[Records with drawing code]
◆ ◆ ◆ ◆
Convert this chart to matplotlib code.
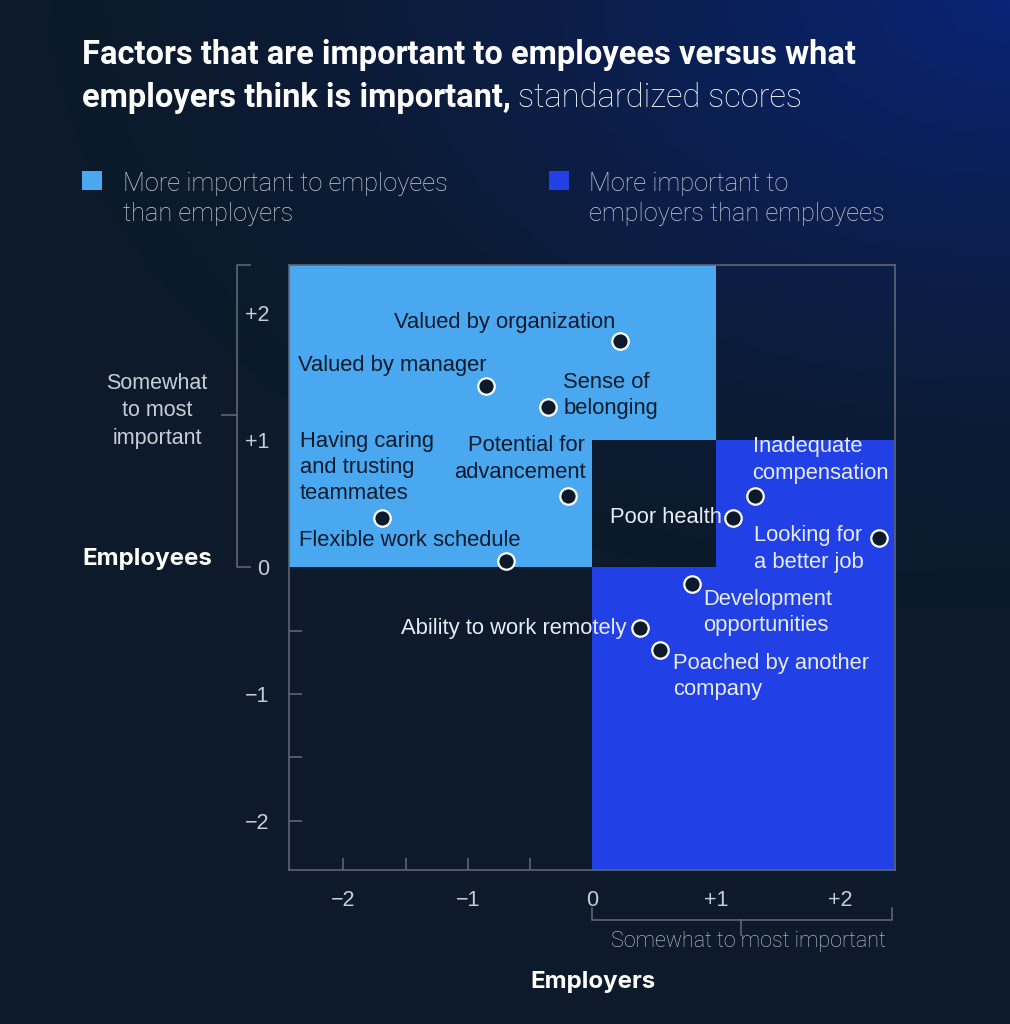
import numpy as np
import matplotlib
matplotlib.use("Agg")
import matplotlib.pyplot as plt
from matplotlib.patches import Rectangle
from matplotlib.transforms import blended_transform_factory

# data
labels = ["Valued by organization", "Valued by manager", "Sense of\nbelonging",
          "Potential for\nadvancement", "Having caring\nand trusting\nteammates",
          "Flexible work schedule", "Inadequate\ncompensation", "Poor health",
          "Looking for\na better job", "Development\nopportunities",
          "Ability to work remotely", "Poached by another\ncompany"]
employers = [0.23, -0.85, -0.35, -0.19, -1.69, -0.69, 1.31, 1.14, 2.31, 0.81, 0.39, 0.55]
employees = [1.78, 1.43, 1.26, 0.56, 0.39, 0.05, 0.56, 0.39, 0.23, -0.13, -0.48, -0.65]
ticks = [-2, -1, 0, 1, 2]
tick_labels = ["\u22122", "\u22121", "0", "+1", "+2"]
minor_ticks = [-2, -1.5, -1, -0.5]

# label placement (pixel offsets, alignment, dark text?)
offsets = [(-5, 19), (0, 20), (15, 12), (17, 37), (-82, 50), (14, 20),
           (-2, 36), (-12, 0), (-125, -11), (11, -29), (-14, 0), (13, -27)]
aligns = ["right", "right", "left", "right", "left", "right",
          "left", "right", "left", "left", "right", "left"]
dark_text = [True] * 6 + [False] * 6

BG = "#0c1a2b"
LIGHT = "#4aa8f0"
DARK = "#2140e6"
GREY = "#c9ced6"
SPINE = "#5d6672"

fig = plt.figure(figsize=(10.1, 10.24), dpi=100)
fig.patch.set_facecolor(BG)

# background gradient (blue glow in top right)
bg = fig.add_axes([0, 0, 1, 1], zorder=-10)
gx, gy = np.meshgrid(np.linspace(0, 1, 300), np.linspace(1, 0, 300))
d = np.sqrt(((1 - gx) * 1.0) ** 2 + ((1 - gy) * 1.6) ** 2)
w = np.clip(1 - d / 0.95, 0, 1) ** 1.5
c0 = np.array([12, 26, 43]) / 255
c1 = np.array([10, 36, 118]) / 255
img = c0[None, None, :] * (1 - w[..., None]) + c1[None, None, :] * w[..., None]
bg.imshow(img, extent=[0, 1, 0, 1], aspect="auto")
bg.axis("off")

ax = fig.add_axes([0.286, 0.150, 0.600, 0.591])
ax.set_facecolor("none")
ax.set_xlim(-2.44, 2.44)
ax.set_ylim(-2.39, 2.38)
ax.set_axisbelow(True)

x0, x1 = ax.get_xlim()
y0, y1 = ax.get_ylim()
# light blue region
ax.add_patch(Rectangle((x0, 1), 1 - x0, y1 - 1, color=LIGHT, lw=0, zorder=1))
ax.add_patch(Rectangle((x0, 0), 0 - x0, 1, color=LIGHT, lw=0, zorder=1))
# dark blue region
ax.add_patch(Rectangle((0, y0), x1, 0 - y0, color=DARK, lw=0, zorder=1))
ax.add_patch(Rectangle((1, 0), x1 - 1, 1, color=DARK, lw=0, zorder=1))

ax.scatter(employers, employees, s=140, facecolor=BG, edgecolor="white",
           linewidth=1.6, zorder=5)

for lab, ex, ey, off, ha, dk in zip(labels, employers, employees, offsets, aligns, dark_text):
    ax.annotate(lab, (ex, ey), xytext=off, textcoords="offset pixels",
                ha=ha, va="center", multialignment=ha, fontsize=15.8,
                linespacing=1.33, family="Liberation Sans",
                color="#0c1a2b" if dk else "#e8ecf5", zorder=6)

for s in ax.spines.values():
    s.set_color(SPINE)
    s.set_linewidth(1.2)

ax.set_xticks(ticks)
ax.set_xticklabels(tick_labels)
ax.set_yticks(ticks)
ax.set_yticklabels(tick_labels)
ax.xaxis.remove_overlapping_locs = False
ax.yaxis.remove_overlapping_locs = False
ax.set_xticks(minor_ticks, minor=True)
ax.set_yticks(minor_ticks, minor=True)
ax.tick_params(which="major", length=0, pad=14, labelsize=15.5, labelcolor=GREY)
ax.tick_params(which="minor", direction="in", length=9, color=SPINE, width=1.2)
for t in ax.get_xticklabels() + ax.get_yticklabels():
    t.set_family("Liberation Sans")

# left bracket
tr_l = blended_transform_factory(fig.transFigure, ax.transData)
bx, cap, mid = 237 / 1010, 250 / 1010, 222 / 1010
ax.plot([cap, bx, bx, cap], [y1, y1, 0, 0], color=SPINE, lw=1.2,
        transform=tr_l, clip_on=False)
ax.plot([mid, bx], [1.2, 1.2], color=SPINE, lw=1.2, transform=tr_l, clip_on=False)
fig.text(157 / 1010, 1 - 411 / 1024, "Somewhat\nto most\nimportant", ha="center",
         va="center", fontsize=15.5, color=GREY, linespacing=1.4,
         family="Liberation Sans")

# bottom bracket
tr_b = blended_transform_factory(ax.transData, fig.transFigure)
by, bcap, bmid = 1 - 920 / 1024, 1 - 908 / 1024, 1 - 935 / 1024
ax.plot([0, 0, 2.42, 2.42], [bcap, by, by, bcap], color=SPINE, lw=1.2,
        transform=tr_b, clip_on=False)
ax.plot([1.2, 1.2], [by, bmid], color=SPINE, lw=1.2, transform=tr_b, clip_on=False)
fig.text(748 / 1010, 1 - 941 / 1024, "Somewhat to most important", ha="center",
         va="center", fontsize=15.5, color=GREY, family="Roboto", fontweight="light")

fig.text(82 / 1010, 1 - 559 / 1024, "Employees", ha="left", va="center",
         fontsize=17.3, fontweight="bold", color="white", family="Inter")
fig.text(593 / 1010, 1 - 982 / 1024, "Employers", ha="center", va="center",
         fontsize=17.3, fontweight="bold", color="white", family="Inter")

# title
fig.text(82 / 1010, 1 - 55 / 1024, "Factors that are important to employees versus what",
         ha="left", va="center", fontsize=23.5, fontweight="bold", color="white",
         family="Roboto")
t1 = fig.text(82 / 1010, 1 - 98 / 1024, "employers think is important,", ha="left",
              va="center", fontsize=23.5, fontweight="bold", color="white", family="Roboto")
fig.canvas.draw()
bb = t1.get_window_extent()
fig.text(bb.x1 / 1010 + 0.007, 1 - 98 / 1024, "standardized scores", ha="left",
         va="center", fontsize=23.5, color="white", family="Roboto", fontweight="light")

# legend
fig.patches.append(Rectangle((82 / 1010, 1 - 190 / 1024), 20 / 1010, 19 / 1024,
                             transform=fig.transFigure, color=LIGHT, lw=0))
fig.patches.append(Rectangle((549 / 1010, 1 - 190 / 1024), 20 / 1010, 19 / 1024,
                             transform=fig.transFigure, color=DARK, lw=0))
fig.text(123 / 1010, 1 - 199 / 1024, "More important to employees\nthan employers",
         ha="left", va="center", fontsize=18.3, color=GREY, linespacing=1.28,
         family="Roboto", fontweight="light")
fig.text(589 / 1010, 1 - 199 / 1024, "More important to\nemployers than employees",
         ha="left", va="center", fontsize=18.3, color=GREY, linespacing=1.28,
         family="Roboto", fontweight="light")

fig.savefig("out.png", dpi=100, facecolor=BG)
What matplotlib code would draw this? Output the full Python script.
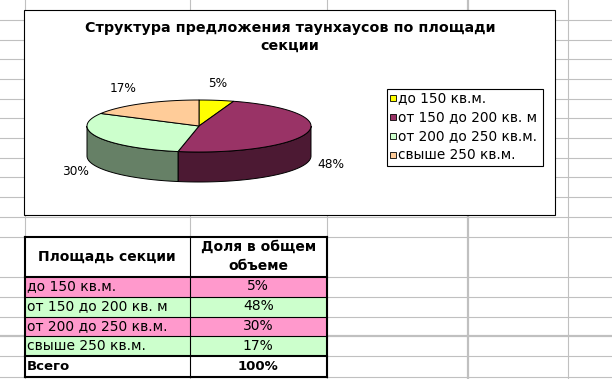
◆ ◆ ◆ ◆
Determine how many lines of the material include the string "this". Output only that count.

## Exercise response
2